# indes scores

#### cjprof4

##### indes scores
« on: December 02, 2003, 02:17:34 PM »
I found the index scoring formulas for each school on the LSAC website, but does anyone know how to find each schools presumptive numbers in addition to those formulas?

#### NeverForever

##### Re: indes scores
« Reply #1 on: September 15, 2004, 08:03:32 AM »
No, but I'm curious as well. I put in the schools I want to apply to and my stats and it gave me an index number. But I have no idea how to use it. Anyone know?

#### !@#\$%

• 1176
##### Re: indes scores
« Reply #2 on: September 15, 2004, 08:07:03 AM »
You can look at last year's applicants.  Have the list sort by index number, and you can get a good idea of what index numbers are strong/weak for the school.

#### drowles

• 667
##### Re: indes scores
« Reply #3 on: September 15, 2004, 08:22:34 AM »
Take index score and go to lawschoolnumbers.com.. You can compare index scores from last years class...

#### TDPookie1

• 7929
• the sugar cane is back!
##### Re: indes scores
« Reply #4 on: September 15, 2004, 09:08:43 AM »
You can try asking the schools what they do with the index number.  I did this.  Most of them denied having or using one at all, and the others said they use it only to sort the applications, but that they do not make decisions based on them.

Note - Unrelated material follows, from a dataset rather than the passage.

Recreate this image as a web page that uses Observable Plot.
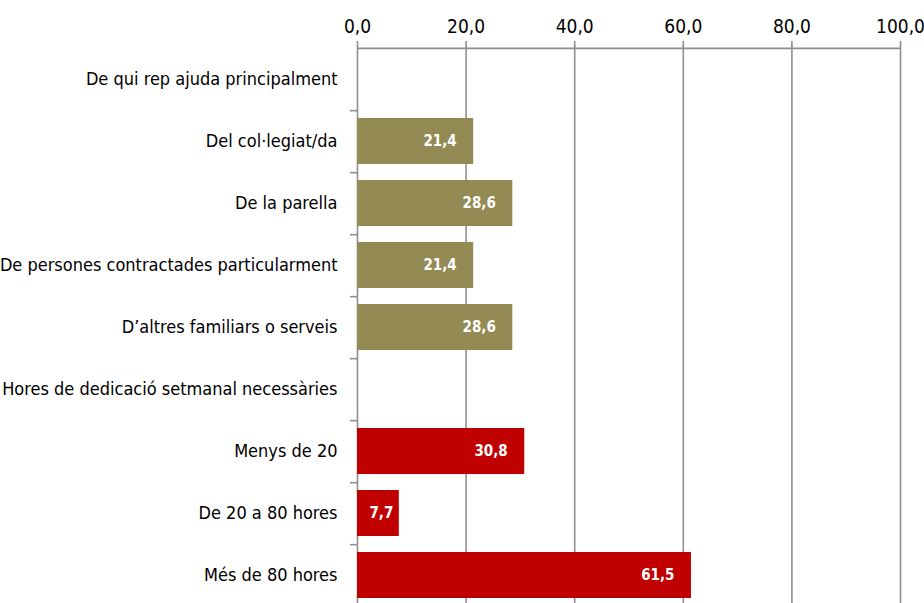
<!DOCTYPE html>
<html>
<head>
<meta charset="utf-8">
<script src="https://cdn.jsdelivr.net/npm/d3@7"></script>
<script src="https://cdn.jsdelivr.net/npm/@observablehq/plot@0.6"></script>
<style>
  html, body { margin: 0; padding: 0; background: #fff; }
  #chart svg { font-family: "Liberation Sans Narrow", "Arial Narrow", "DejaVu Sans Condensed", sans-serif; }
</style>
</head>
<body>
<div id="chart"></div>
<script>
const categories = [
  "De qui rep ajuda principalment",
  "Del col·legiat/da",
  "De la parella",
  "De persones contractades particularment",
  "D’altres familiars o serveis",
  "Hores de dedicació setmanal necessàries",
  "Menys de 20",
  "De 20 a 80 hores",
  "Més de 80 hores"
];
const values = [null, 21.4, 28.6, 21.4, 28.6, null, 30.8, 7.7, 61.5];
const groups = ["ajuda", "ajuda", "ajuda", "ajuda", "ajuda", "hores", "hores", "hores", "hores"];
const xTicks = [0, 20, 40, 60, 80, 100];
const colors = {ajuda: "#948A54", hores: "#C00000"};

const data = categories.map((c, i) => ({category: c, value: values[i], group: groups[i]}));
const bars = data.filter(d => d.value != null);
const fmt = v => d3.format(".1f")(v).replace(".", ",");

const W = 924, H = 603, mTop = 46, mBottom = -4, mLeft = 357, mRight = 24;
const step = (H - mTop - mBottom) / categories.length;
const gray = "#8f8f8f";
const labelStyle = {y: "category", x: "value", text: d => fmt(d.value), textAnchor: "end", fill: "white", fontWeight: "bold", fontSize: 15};

const chart = Plot.plot({
  width: W,
  height: H,
  marginTop: mTop,
  marginBottom: mBottom,
  marginLeft: mLeft,
  marginRight: mRight,
  style: {fontSize: "18px", color: "#000", background: "#fff", overflow: "visible"},
  x: {domain: [0, 100], label: null},
  y: {domain: categories, paddingInner: 0.26, paddingOuter: 0.13, label: null},
  marks: [
    Plot.ruleX(xTicks.filter(t => t > 0), {x: d => d, stroke: gray, strokeWidth: 1.6}),
    Plot.ruleX([0], {stroke: gray, strokeWidth: 1.6}),
    Plot.ruleY(categories, {y: d => d, x1: -1.3, x2: 0, dy: step / 2, stroke: gray, strokeWidth: 1.6}),
    Plot.barX(bars, {y: "category", x: "value", fill: d => colors[d.group]}),
    Plot.text(bars.filter(d => d.value >= 10), {...labelStyle, dx: -17}),
    Plot.text(bars.filter(d => d.value < 10), {...labelStyle, dx: -6}),
    Plot.axisX({anchor: "top", ticks: xTicks, tickFormat: fmt, tickSize: 6, tickPadding: 8, stroke: gray, strokeWidth: 1.6, fontSize: 19, label: null}),
    Plot.axisY({anchor: "left", tickSize: 0, tickPadding: 20, fontSize: 18, label: null}),
    Plot.ruleY([categories[0]], {x1: 0, x2: 100, dy: -step / 2, stroke: gray, strokeWidth: 1.6})
  ]
});
document.getElementById("chart").appendChild(chart);
</script>
</body>
</html>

Essentially, you won't be able to find a real answer to the presumptive admit question, but like drowles said, you can go to lawschoolnumbers.com and see how people did with your index score last year.  You can also take the 75th percentile GPA and LSAT, plug them into the index formula, and see how your index score compares to the index score for the 75th percentile numbers.  If you're above that number, you're in good shape.

#### absy

• 3823
##### Re: indes scores
« Reply #5 on: September 15, 2004, 10:05:14 AM »
I kind of prefer looking at the graphs on LSN.  For a number of schools, you can find a relatively clear reject line.

Graph the school, then take only the rejections, and they usually stop at a certain line.  Granted, there are people below that line who get accepted, but most people above will not get outright rejected.  Add in the waitlists/deferrals, and you can find a pretty accurate depiction.

I use this because the indices can be a bit deceptive for people with splits IMO.

#### TDPookie1

• 7929
• the sugar cane is back!
##### Re: indes scores
« Reply #6 on: September 15, 2004, 10:24:36 AM »
That's a good point re splits.  I don't have one, but I haven't used the 75th percentile method myself.  I use the graph, and graph only accepts and rejects.  If you can draw a clear line through the graph to separate the two groups, it seems like those are the numbers-heavy schools.  For the ones that were like this, I was in the accept region.  For most of the schools (of the ones I'm appplying to), though, there wasn't a perfect line, and I'm kind of in a maybe region.

#### absy

• 3823
##### Re: indes scores
« Reply #7 on: September 15, 2004, 10:33:56 AM »
I had a little trouble with that, but then I started looking at the rejections only first.  Even with Harvard, you can plot a relatively clear reject line.  The reason it doesn't come out as clear overall is because of the interesting people got in nonetheless, however you want to define interesting.